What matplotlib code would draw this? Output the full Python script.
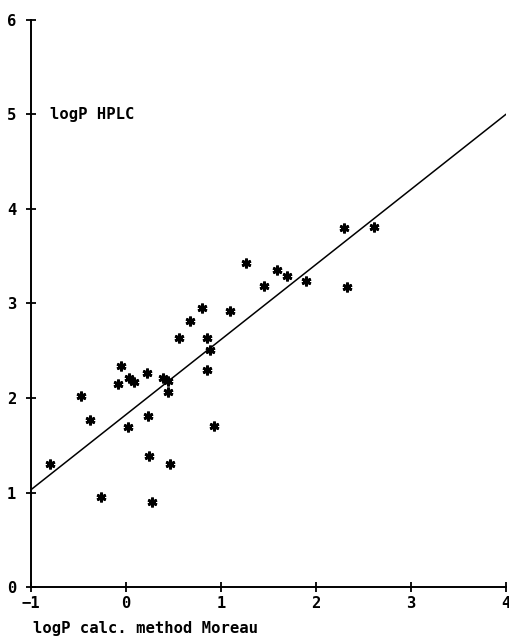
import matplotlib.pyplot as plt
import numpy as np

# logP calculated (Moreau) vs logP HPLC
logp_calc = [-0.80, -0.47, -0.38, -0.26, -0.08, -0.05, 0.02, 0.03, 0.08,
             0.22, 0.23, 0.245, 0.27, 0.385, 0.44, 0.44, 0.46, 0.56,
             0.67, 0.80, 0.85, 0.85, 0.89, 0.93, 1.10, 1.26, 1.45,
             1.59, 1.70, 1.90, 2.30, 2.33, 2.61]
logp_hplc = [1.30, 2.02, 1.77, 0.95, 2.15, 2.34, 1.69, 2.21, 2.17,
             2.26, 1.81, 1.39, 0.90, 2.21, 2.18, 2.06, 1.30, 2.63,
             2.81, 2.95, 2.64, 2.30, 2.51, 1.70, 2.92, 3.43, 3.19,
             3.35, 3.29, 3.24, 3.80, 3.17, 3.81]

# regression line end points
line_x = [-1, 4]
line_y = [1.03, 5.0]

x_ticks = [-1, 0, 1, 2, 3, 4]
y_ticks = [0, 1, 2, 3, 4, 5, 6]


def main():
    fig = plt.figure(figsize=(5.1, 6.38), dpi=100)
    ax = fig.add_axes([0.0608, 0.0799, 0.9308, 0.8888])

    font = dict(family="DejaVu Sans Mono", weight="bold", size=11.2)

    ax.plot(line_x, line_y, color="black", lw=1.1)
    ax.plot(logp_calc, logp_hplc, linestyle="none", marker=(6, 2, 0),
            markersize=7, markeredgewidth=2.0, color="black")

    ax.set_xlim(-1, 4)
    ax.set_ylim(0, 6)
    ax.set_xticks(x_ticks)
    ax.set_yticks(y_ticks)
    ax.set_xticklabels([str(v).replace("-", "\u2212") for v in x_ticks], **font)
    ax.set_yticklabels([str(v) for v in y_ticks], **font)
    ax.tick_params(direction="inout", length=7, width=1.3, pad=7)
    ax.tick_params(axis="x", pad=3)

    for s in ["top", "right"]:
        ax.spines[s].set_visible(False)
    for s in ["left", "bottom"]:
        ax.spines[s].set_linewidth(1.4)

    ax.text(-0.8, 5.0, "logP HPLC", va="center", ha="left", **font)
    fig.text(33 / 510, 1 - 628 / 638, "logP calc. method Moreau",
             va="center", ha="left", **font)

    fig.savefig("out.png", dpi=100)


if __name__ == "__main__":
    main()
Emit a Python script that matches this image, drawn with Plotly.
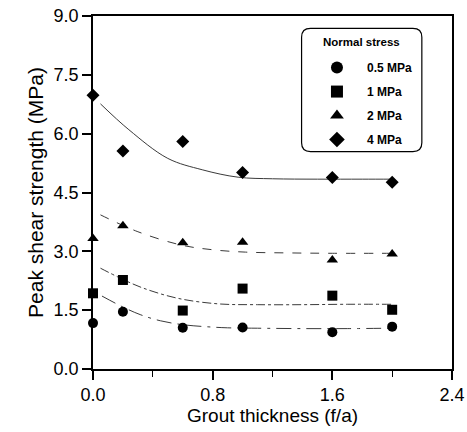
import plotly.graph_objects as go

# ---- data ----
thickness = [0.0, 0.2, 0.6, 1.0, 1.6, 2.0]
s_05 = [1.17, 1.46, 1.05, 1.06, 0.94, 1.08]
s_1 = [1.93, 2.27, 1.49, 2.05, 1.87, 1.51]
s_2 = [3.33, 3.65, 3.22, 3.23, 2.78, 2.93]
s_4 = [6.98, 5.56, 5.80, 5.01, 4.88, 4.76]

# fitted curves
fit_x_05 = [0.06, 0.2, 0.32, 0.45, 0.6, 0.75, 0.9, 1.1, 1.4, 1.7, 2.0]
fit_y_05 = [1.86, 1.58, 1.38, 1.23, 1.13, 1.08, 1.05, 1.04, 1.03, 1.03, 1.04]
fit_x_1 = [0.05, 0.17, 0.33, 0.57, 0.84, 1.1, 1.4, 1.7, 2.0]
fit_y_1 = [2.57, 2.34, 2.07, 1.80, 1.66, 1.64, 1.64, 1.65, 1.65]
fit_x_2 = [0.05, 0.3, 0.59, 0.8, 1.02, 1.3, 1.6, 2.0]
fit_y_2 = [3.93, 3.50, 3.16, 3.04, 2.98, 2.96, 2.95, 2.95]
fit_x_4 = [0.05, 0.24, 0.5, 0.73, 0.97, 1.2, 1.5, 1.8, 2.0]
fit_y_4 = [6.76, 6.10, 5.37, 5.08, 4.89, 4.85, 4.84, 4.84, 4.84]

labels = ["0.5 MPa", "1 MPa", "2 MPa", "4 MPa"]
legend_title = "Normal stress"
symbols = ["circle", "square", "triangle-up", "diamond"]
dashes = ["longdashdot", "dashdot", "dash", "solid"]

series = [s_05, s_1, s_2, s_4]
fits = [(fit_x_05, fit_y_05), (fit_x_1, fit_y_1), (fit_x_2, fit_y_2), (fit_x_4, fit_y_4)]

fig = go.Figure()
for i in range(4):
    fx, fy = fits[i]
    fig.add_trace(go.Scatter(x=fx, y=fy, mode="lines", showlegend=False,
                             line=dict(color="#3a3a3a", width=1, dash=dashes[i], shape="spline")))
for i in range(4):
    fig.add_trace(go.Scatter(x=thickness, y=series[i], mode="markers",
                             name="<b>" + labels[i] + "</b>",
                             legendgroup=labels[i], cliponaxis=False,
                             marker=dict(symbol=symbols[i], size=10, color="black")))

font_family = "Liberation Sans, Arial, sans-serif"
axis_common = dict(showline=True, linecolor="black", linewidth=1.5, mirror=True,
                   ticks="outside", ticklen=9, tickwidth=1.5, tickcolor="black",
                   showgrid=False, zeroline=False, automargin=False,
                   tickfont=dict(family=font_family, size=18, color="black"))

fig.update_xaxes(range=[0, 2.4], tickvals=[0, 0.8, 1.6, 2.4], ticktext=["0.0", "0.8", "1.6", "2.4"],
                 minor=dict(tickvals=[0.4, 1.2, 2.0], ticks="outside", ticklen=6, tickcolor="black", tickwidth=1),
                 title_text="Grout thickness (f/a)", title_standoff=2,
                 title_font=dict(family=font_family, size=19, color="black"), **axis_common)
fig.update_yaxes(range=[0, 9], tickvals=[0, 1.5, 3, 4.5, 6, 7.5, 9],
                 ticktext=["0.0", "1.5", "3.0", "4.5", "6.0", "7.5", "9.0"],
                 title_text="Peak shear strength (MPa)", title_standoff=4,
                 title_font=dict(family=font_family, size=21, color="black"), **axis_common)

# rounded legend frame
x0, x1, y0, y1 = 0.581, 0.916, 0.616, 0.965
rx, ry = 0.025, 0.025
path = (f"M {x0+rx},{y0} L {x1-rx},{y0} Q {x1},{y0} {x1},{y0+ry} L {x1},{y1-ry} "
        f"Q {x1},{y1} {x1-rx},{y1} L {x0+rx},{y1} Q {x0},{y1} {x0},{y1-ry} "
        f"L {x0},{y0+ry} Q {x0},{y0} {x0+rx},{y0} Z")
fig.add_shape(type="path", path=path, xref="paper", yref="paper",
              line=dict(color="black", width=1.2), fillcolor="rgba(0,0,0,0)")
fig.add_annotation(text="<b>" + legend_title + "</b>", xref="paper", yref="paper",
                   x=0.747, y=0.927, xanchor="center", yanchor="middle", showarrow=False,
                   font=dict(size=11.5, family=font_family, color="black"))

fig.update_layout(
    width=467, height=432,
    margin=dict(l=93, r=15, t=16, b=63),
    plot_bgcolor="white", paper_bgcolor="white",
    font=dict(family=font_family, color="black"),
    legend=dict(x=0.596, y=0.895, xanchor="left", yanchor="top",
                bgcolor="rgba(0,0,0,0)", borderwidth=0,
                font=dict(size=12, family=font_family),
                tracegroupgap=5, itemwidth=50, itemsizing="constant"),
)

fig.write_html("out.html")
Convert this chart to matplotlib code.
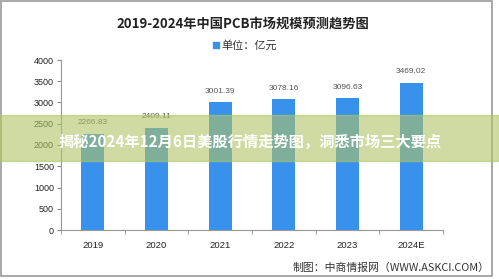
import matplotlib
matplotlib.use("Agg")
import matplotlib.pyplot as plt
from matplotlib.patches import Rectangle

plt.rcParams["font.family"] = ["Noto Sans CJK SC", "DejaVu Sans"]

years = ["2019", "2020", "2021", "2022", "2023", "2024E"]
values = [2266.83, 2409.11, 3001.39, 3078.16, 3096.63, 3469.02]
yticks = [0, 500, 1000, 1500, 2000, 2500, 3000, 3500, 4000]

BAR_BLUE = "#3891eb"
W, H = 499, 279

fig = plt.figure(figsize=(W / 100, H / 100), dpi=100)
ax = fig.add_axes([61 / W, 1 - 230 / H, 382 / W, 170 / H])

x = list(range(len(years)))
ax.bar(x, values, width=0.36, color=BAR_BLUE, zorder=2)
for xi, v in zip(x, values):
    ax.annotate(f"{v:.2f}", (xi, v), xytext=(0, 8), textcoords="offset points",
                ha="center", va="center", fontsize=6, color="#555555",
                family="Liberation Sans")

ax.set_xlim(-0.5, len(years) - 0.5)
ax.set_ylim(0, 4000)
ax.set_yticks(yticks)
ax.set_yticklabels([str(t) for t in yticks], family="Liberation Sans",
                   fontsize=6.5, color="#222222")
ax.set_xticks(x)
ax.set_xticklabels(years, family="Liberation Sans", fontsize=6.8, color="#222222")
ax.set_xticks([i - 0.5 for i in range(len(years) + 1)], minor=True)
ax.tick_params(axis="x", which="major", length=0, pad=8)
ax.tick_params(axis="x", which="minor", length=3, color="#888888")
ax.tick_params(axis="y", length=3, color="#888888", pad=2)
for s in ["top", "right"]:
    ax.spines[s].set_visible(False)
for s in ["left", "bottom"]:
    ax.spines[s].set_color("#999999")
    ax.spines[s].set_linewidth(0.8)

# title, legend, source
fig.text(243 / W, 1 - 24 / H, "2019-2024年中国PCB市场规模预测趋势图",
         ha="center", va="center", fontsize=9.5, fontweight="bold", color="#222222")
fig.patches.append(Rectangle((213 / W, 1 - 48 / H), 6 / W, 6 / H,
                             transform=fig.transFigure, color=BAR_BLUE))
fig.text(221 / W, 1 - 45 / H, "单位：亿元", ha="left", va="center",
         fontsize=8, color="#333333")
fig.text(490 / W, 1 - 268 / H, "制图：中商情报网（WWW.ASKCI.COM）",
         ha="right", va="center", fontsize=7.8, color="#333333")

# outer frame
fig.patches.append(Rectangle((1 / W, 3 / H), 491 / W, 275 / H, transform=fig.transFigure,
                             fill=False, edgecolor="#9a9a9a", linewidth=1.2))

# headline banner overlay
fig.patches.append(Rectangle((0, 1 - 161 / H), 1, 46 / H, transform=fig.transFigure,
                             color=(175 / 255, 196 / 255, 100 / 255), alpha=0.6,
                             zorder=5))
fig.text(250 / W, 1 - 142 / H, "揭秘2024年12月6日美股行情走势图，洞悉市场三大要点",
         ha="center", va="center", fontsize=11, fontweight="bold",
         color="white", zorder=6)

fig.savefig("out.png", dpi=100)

> [Exercise task]:
Start with the line that includes "Convert this chart to matplotlib code." and finish with the line that includes "yticks = [0, 500, 1000, 1500, 2000, 2500, 3000, 3500, 4000]": reproduce those lines exactly, nothing before or after, and omit any pictures.

> [Exercise response]:
Convert this chart to matplotlib code.
import matplotlib
matplotlib.use("Agg")
import matplotlib.pyplot as plt
from matplotlib.patches import Rectangle

plt.rcParams["font.family"] = ["Noto Sans CJK SC", "DejaVu Sans"]

years = ["2019", "2020", "2021", "2022", "2023", "2024E"]
values = [2266.83, 2409.11, 3001.39, 3078.16, 3096.63, 3469.02]
yticks = [0, 500, 1000, 1500, 2000, 2500, 3000, 3500, 4000]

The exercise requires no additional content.